Question

How to find all the minors and cofactors of the matrix `A=((1, -2, 3), ( 6, 7, -1 ), (-3, 1, 4))`?

Answer 1

The minors of a matrix are the determinants of the smaller matrices you get when you delete one row and one column of the original matrix. The cofactors of a matrix are the matrices you get when you multiply the minor by the right sign (positive or negative).

Explanation:

There is a minor and a cofactor for every entry in the matrix -- so that's 9 altogether! I'll just go through a few of them.

The minor for the first row and column is called `M_(1,1)`. We calculate it by removing the first row and column of the matrix, so we are left with the matrix:

`((7,-1), (1,4))`

Then we take the determinant of this matrix, which is `(7*4) - (-1*1) = 28 + 1 = 29`. So `M_(1,1) = 29`.
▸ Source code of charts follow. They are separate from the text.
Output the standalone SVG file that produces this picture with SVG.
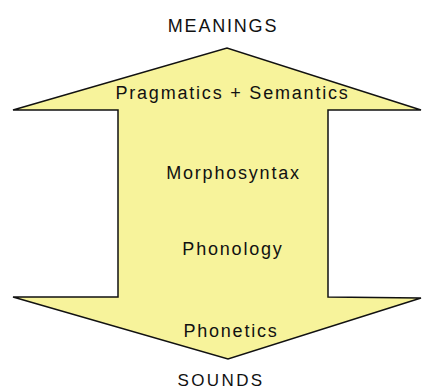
<svg xmlns="http://www.w3.org/2000/svg" width="423" height="391" viewBox="0 0 423 391">
  <style>
    .lbl { font-family: "Liberation Sans", Arial, sans-serif; font-size: 18px; letter-spacing: 1.8px; fill: #111; text-anchor: middle; }
    .arrow { fill: #F7F39B; stroke: #111; stroke-width: 1.5; stroke-linejoin: miter; }
  </style>
  <rect width="423" height="391" fill="#ffffff"/>
  <g id="arrow">
    <polygon class="arrow" points="13,110 227,48 421,110 328,110 328,297 421,298 228,359 13,297 118,297 118,110"/>
  </g>
  <g id="meanings"><text class="lbl" x="223" y="32">MEANINGS</text></g>
  <g id="pragmatics-semantics"><text class="lbl" x="232.5" y="99">Pragmatics + Semantics</text></g>
  <g id="morphosyntax"><text class="lbl" x="233.5" y="179">Morphosyntax</text></g>
  <g id="phonology"><text class="lbl" x="233" y="255">Phonology</text></g>
  <g id="phonetics"><text class="lbl" x="231" y="337">Phonetics</text></g>
  <g id="sounds"><text class="lbl" x="221" y="386" style="font-size:17px;letter-spacing:2.4px">SOUNDS</text></g>
</svg>
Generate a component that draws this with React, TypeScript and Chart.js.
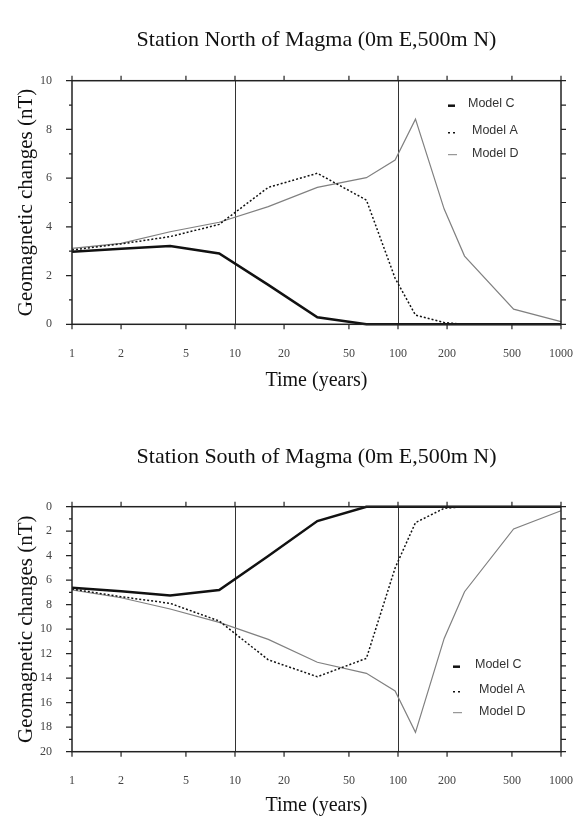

To find the corresponding cofactor, called `A_(1,1)`, we look at the subscripts on the name of the minor -- in our case, `(1,1)`, and we add them together to get 2. Then we raise `-1` to this value, so we get `(-1)^2 = 1`, and we multiply this by the minor. So that gives us `A_(1,1)= 29*1 = 29` as the cofactor.

Let's do one more. To find the minor `M_(2,3)` we delete the second row and third column of the matrix, so we are left with:

`((1, -2),(-3,1))`.

Then we take the determinant of this matrix, which is `(1*1)-(-3*-2) = 1 - 6 = -5`. So `M_(2,3) = -5`.

To find the cofactor `A_(2,3)`, we add the subscripts `(2,3)` to get 5, and raise `-1` to this value, which gets us `(-1)^5 = -1`. So we multiply the minor `-5` by `-1` to get `A_(2,3) = 5`.